_SUPPLIED MATERIAL_.
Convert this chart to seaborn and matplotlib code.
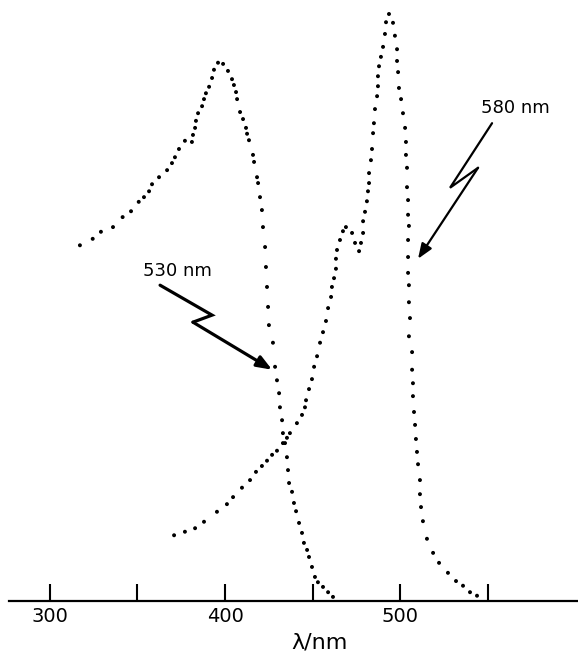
"""Absorption spectra of two dyes with excitation wavelength markers (dotted trace style)."""

import matplotlib

matplotlib.use("Agg")
import matplotlib.pyplot as plt
import numpy as np
import pandas as pd
import seaborn as sns

# curve A: band peaking near 397 nm (wavelength in nm, relative absorbance)
wl_a = [317.1, 324.4, 329.1, 336.0, 341.5, 346.3, 350.7, 353.7, 356.6, 358.3, 362.3, 366.9,
        369.7, 371.4, 373.7, 377.1, 381.1, 381.7, 382.9, 383.4, 384.6, 386.9, 388.0, 389.1,
        390.9, 392.6, 393.7, 396.0, 398.9, 401.7, 404.0, 405.1, 406.3, 406.9, 408.6, 410.3,
        412.0, 412.6, 413.7, 416.0, 416.6, 418.3, 418.9, 420.0, 421.1, 421.7, 422.9, 423.4,
        424.0, 424.6, 425.1, 427.4, 428.6, 429.7, 430.9, 431.4, 432.6, 433.1, 434.3, 435.4,
        436.0, 436.6, 438.3, 439.4, 440.6, 442.3, 444.0, 445.1, 446.9, 448.0, 449.7, 451.4,
        453.1, 456.0, 458.9, 461.7]
abs_a = [0.606, 0.617, 0.629, 0.637, 0.654, 0.664, 0.680, 0.688, 0.698, 0.710, 0.722, 0.734,
         0.746, 0.756, 0.770, 0.784, 0.782, 0.794, 0.806, 0.818, 0.831, 0.843, 0.855, 0.865,
         0.876, 0.891, 0.905, 0.917, 0.915, 0.903, 0.889, 0.879, 0.867, 0.855, 0.833, 0.821,
         0.806, 0.796, 0.785, 0.760, 0.748, 0.722, 0.712, 0.688, 0.666, 0.637, 0.603, 0.569,
         0.535, 0.501, 0.470, 0.440, 0.399, 0.376, 0.354, 0.330, 0.308, 0.286, 0.269, 0.245,
         0.223, 0.201, 0.186, 0.167, 0.153, 0.133, 0.116, 0.099, 0.087, 0.075, 0.058, 0.041,
         0.032, 0.024, 0.015, 0.007]

# curve B: band peaking near 494 nm with a shoulder near 469 nm
wl_b = [370.9, 377.1, 382.9, 388.0, 395.4, 401.1, 404.6, 409.7, 414.3, 417.7, 421.1, 424.0,
        426.9, 429.7, 433.1, 435.4, 437.1, 441.1, 444.0, 445.7, 446.3, 448.0, 449.7, 450.9,
        452.6, 454.3, 456.0, 457.7, 458.9, 460.6, 461.1, 462.3, 463.4, 463.4, 464.0, 465.7,
        467.4, 469.1, 472.6, 474.3, 476.6, 477.7, 478.9, 478.9, 480.0, 481.1, 481.7, 482.3,
        482.3, 483.4, 484.0, 484.6, 485.1, 485.7, 486.9, 487.4, 487.4, 488.0, 489.1, 490.3,
        491.4, 492.0, 493.7, 496.0, 497.1, 498.3, 498.3, 498.9, 499.4, 500.6, 501.7, 502.9,
        503.4, 503.4, 504.0, 504.0, 504.6, 504.6, 505.1, 504.6, 504.6, 504.6, 505.1, 505.1,
        505.7, 505.1, 506.9, 506.9, 507.4, 507.4, 508.0, 508.6, 509.1, 509.7, 510.3, 511.4,
        511.4, 512.0, 513.1, 515.4, 518.9, 522.3, 527.4, 532.0, 536.0, 540.0, 544.0]
abs_b = [0.112, 0.118, 0.124, 0.135, 0.152, 0.165, 0.177, 0.193, 0.206, 0.220, 0.230, 0.239,
         0.249, 0.256, 0.269, 0.278, 0.286, 0.303, 0.317, 0.330, 0.342, 0.361, 0.378, 0.399,
         0.417, 0.440, 0.458, 0.477, 0.499, 0.518, 0.535, 0.550, 0.566, 0.583, 0.598, 0.615,
         0.630, 0.637, 0.627, 0.610, 0.596, 0.610, 0.627, 0.647, 0.663, 0.681, 0.698, 0.712,
         0.729, 0.751, 0.770, 0.797, 0.814, 0.838, 0.860, 0.877, 0.894, 0.911, 0.927, 0.944,
         0.966, 0.986, 1.000, 0.985, 0.963, 0.940, 0.920, 0.901, 0.874, 0.855, 0.831, 0.806,
         0.782, 0.760, 0.738, 0.705, 0.683, 0.658, 0.639, 0.615, 0.586, 0.559, 0.538, 0.509,
         0.482, 0.451, 0.424, 0.394, 0.371, 0.349, 0.322, 0.300, 0.276, 0.254, 0.233, 0.206,
         0.182, 0.160, 0.136, 0.106, 0.082, 0.065, 0.048, 0.034, 0.026, 0.015, 0.009]

tick_nm = [300, 350, 400, 450, 500, 550]
tick_labels = ["300", "", "400", "", "500", ""]

# zig-zag arrows (wavelength, absorbance) and their labels
arrow_530 = [(362.9, 0.538), (392.6, 0.487), (381.7, 0.475), (426.9, 0.394)]
arrow_580 = [(552.6, 0.814), (528.6, 0.704), (544.6, 0.738), (510.3, 0.583)]
label_530 = ("530 nm", 372.6, 0.562)
label_580 = ("580 nm", 565.7, 0.840)

sns.set_style("white")
plt.rcParams["font.family"] = ["DejaVu Sans"]
plt.rcParams["text.color"] = "black"

df = pd.concat([
    pd.DataFrame({"nm": wl_a, "A": abs_a, "dye": "a"}),
    pd.DataFrame({"nm": wl_b, "A": abs_b, "dye": "b"}),
])

fig = plt.figure(figsize=(5.78, 6.58), dpi=100)
ax = fig.add_axes([0.0, 57 / 658, 1.0, 601 / 658])

sns.scatterplot(data=df, x="nm", y="A", hue="dye", palette=["black", "black"],
                s=8, linewidth=0, legend=False, ax=ax)

ax.set_xlim(271.43, 601.71)
ax.set_ylim(0, 601 / 587)

for path, lw in ((arrow_530, 2.3), (arrow_580, 1.6)):
    xs, ys = zip(*path)
    ax.plot(xs[:-1], ys[:-1], color="black", lw=lw, solid_joinstyle="miter")
    ax.annotate("", xy=path[-1], xytext=path[-2],
                arrowprops=dict(arrowstyle="-|>,head_length=0.9,head_width=0.35",
                                color="black", lw=lw, shrinkA=0, shrinkB=0))

for text, x, y in (label_530, label_580):
    ax.text(x, y, text, ha="center", va="center", fontsize=13, color="black")

for side in ("left", "right", "top"):
    ax.spines[side].set_visible(False)
ax.spines["bottom"].set_color("black")
ax.spines["bottom"].set_linewidth(1.6)
ax.spines["bottom"].set_bounds(276.6, 601.71)

ax.set_yticks([])
ax.set_xticks(tick_nm)
ax.set_xticklabels(tick_labels, fontsize=14)
ax.tick_params(axis="x", bottom=True, direction="in", length=12, width=1.5, pad=4,
               colors="black")
ax.set_ylabel("")
ax.set_xlabel("λ/nm", fontsize=16, color="black")
ax.xaxis.set_label_coords(320 / 578, -0.052)

fig.savefig("out.png", dpi=100)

_EXERCISE GOAL_. Copy the listing in full and without alteration, omitting every picture.

_CORRECT RESPONSE_.
Convert this chart to seaborn and matplotlib code.
"""Absorption spectra of two dyes with excitation wavelength markers (dotted trace style)."""

import matplotlib

matplotlib.use("Agg")
import matplotlib.pyplot as plt
import numpy as np
import pandas as pd
import seaborn as sns

# curve A: band peaking near 397 nm (wavelength in nm, relative absorbance)
wl_a = [317.1, 324.4, 329.1, 336.0, 341.5, 346.3, 350.7, 353.7, 356.6, 358.3, 362.3, 366.9,
        369.7, 371.4, 373.7, 377.1, 381.1, 381.7, 382.9, 383.4, 384.6, 386.9, 388.0, 389.1,
        390.9, 392.6, 393.7, 396.0, 398.9, 401.7, 404.0, 405.1, 406.3, 406.9, 408.6, 410.3,
        412.0, 412.6, 413.7, 416.0, 416.6, 418.3, 418.9, 420.0, 421.1, 421.7, 422.9, 423.4,
        424.0, 424.6, 425.1, 427.4, 428.6, 429.7, 430.9, 431.4, 432.6, 433.1, 434.3, 435.4,
        436.0, 436.6, 438.3, 439.4, 440.6, 442.3, 444.0, 445.1, 446.9, 448.0, 449.7, 451.4,
        453.1, 456.0, 458.9, 461.7]
abs_a = [0.606, 0.617, 0.629, 0.637, 0.654, 0.664, 0.680, 0.688, 0.698, 0.710, 0.722, 0.734,
         0.746, 0.756, 0.770, 0.784, 0.782, 0.794, 0.806, 0.818, 0.831, 0.843, 0.855, 0.865,
         0.876, 0.891, 0.905, 0.917, 0.915, 0.903, 0.889, 0.879, 0.867, 0.855, 0.833, 0.821,
         0.806, 0.796, 0.785, 0.760, 0.748, 0.722, 0.712, 0.688, 0.666, 0.637, 0.603, 0.569,
         0.535, 0.501, 0.470, 0.440, 0.399, 0.376, 0.354, 0.330, 0.308, 0.286, 0.269, 0.245,
         0.223, 0.201, 0.186, 0.167, 0.153, 0.133, 0.116, 0.099, 0.087, 0.075, 0.058, 0.041,
         0.032, 0.024, 0.015, 0.007]

# curve B: band peaking near 494 nm with a shoulder near 469 nm
wl_b = [370.9, 377.1, 382.9, 388.0, 395.4, 401.1, 404.6, 409.7, 414.3, 417.7, 421.1, 424.0,
        426.9, 429.7, 433.1, 435.4, 437.1, 441.1, 444.0, 445.7, 446.3, 448.0, 449.7, 450.9,
        452.6, 454.3, 456.0, 457.7, 458.9, 460.6, 461.1, 462.3, 463.4, 463.4, 464.0, 465.7,
        467.4, 469.1, 472.6, 474.3, 476.6, 477.7, 478.9, 478.9, 480.0, 481.1, 481.7, 482.3,
        482.3, 483.4, 484.0, 484.6, 485.1, 485.7, 486.9, 487.4, 487.4, 488.0, 489.1, 490.3,
        491.4, 492.0, 493.7, 496.0, 497.1, 498.3, 498.3, 498.9, 499.4, 500.6, 501.7, 502.9,
        503.4, 503.4, 504.0, 504.0, 504.6, 504.6, 505.1, 504.6, 504.6, 504.6, 505.1, 505.1,
        505.7, 505.1, 506.9, 506.9, 507.4, 507.4, 508.0, 508.6, 509.1, 509.7, 510.3, 511.4,
        511.4, 512.0, 513.1, 515.4, 518.9, 522.3, 527.4, 532.0, 536.0, 540.0, 544.0]
abs_b = [0.112, 0.118, 0.124, 0.135, 0.152, 0.165, 0.177, 0.193, 0.206, 0.220, 0.230, 0.239,
         0.249, 0.256, 0.269, 0.278, 0.286, 0.303, 0.317, 0.330, 0.342, 0.361, 0.378, 0.399,
         0.417, 0.440, 0.458, 0.477, 0.499, 0.518, 0.535, 0.550, 0.566, 0.583, 0.598, 0.615,
         0.630, 0.637, 0.627, 0.610, 0.596, 0.610, 0.627, 0.647, 0.663, 0.681, 0.698, 0.712,
         0.729, 0.751, 0.770, 0.797, 0.814, 0.838, 0.860, 0.877, 0.894, 0.911, 0.927, 0.944,
         0.966, 0.986, 1.000, 0.985, 0.963, 0.940, 0.920, 0.901, 0.874, 0.855, 0.831, 0.806,
         0.782, 0.760, 0.738, 0.705, 0.683, 0.658, 0.639, 0.615, 0.586, 0.559, 0.538, 0.509,
         0.482, 0.451, 0.424, 0.394, 0.371, 0.349, 0.322, 0.300, 0.276, 0.254, 0.233, 0.206,
         0.182, 0.160, 0.136, 0.106, 0.082, 0.065, 0.048, 0.034, 0.026, 0.015, 0.009]

tick_nm = [300, 350, 400, 450, 500, 550]
tick_labels = ["300", "", "400", "", "500", ""]

# zig-zag arrows (wavelength, absorbance) and their labels
arrow_530 = [(362.9, 0.538), (392.6, 0.487), (381.7, 0.475), (426.9, 0.394)]
arrow_580 = [(552.6, 0.814), (528.6, 0.704), (544.6, 0.738), (510.3, 0.583)]
label_530 = ("530 nm", 372.6, 0.562)
label_580 = ("580 nm", 565.7, 0.840)

sns.set_style("white")
plt.rcParams["font.family"] = ["DejaVu Sans"]
plt.rcParams["text.color"] = "black"

df = pd.concat([
    pd.DataFrame({"nm": wl_a, "A": abs_a, "dye": "a"}),
    pd.DataFrame({"nm": wl_b, "A": abs_b, "dye": "b"}),
])

fig = plt.figure(figsize=(5.78, 6.58), dpi=100)
ax = fig.add_axes([0.0, 57 / 658, 1.0, 601 / 658])

sns.scatterplot(data=df, x="nm", y="A", hue="dye", palette=["black", "black"],
                s=8, linewidth=0, legend=False, ax=ax)

ax.set_xlim(271.43, 601.71)
ax.set_ylim(0, 601 / 587)

for path, lw in ((arrow_530, 2.3), (arrow_580, 1.6)):
    xs, ys = zip(*path)
    ax.plot(xs[:-1], ys[:-1], color="black", lw=lw, solid_joinstyle="miter")
    ax.annotate("", xy=path[-1], xytext=path[-2],
                arrowprops=dict(arrowstyle="-|>,head_length=0.9,head_width=0.35",
                                color="black", lw=lw, shrinkA=0, shrinkB=0))

for text, x, y in (label_530, label_580):
    ax.text(x, y, text, ha="center", va="center", fontsize=13, color="black")

for side in ("left", "right", "top"):
    ax.spines[side].set_visible(False)
ax.spines["bottom"].set_color("black")
ax.spines["bottom"].set_linewidth(1.6)
ax.spines["bottom"].set_bounds(276.6, 601.71)

ax.set_yticks([])
ax.set_xticks(tick_nm)
ax.set_xticklabels(tick_labels, fontsize=14)
ax.tick_params(axis="x", bottom=True, direction="in", length=12, width=1.5, pad=4,
               colors="black")
ax.set_ylabel("")
ax.set_xlabel("λ/nm", fontsize=16, color="black")
ax.xaxis.set_label_coords(320 / 578, -0.052)

fig.savefig("out.png", dpi=100)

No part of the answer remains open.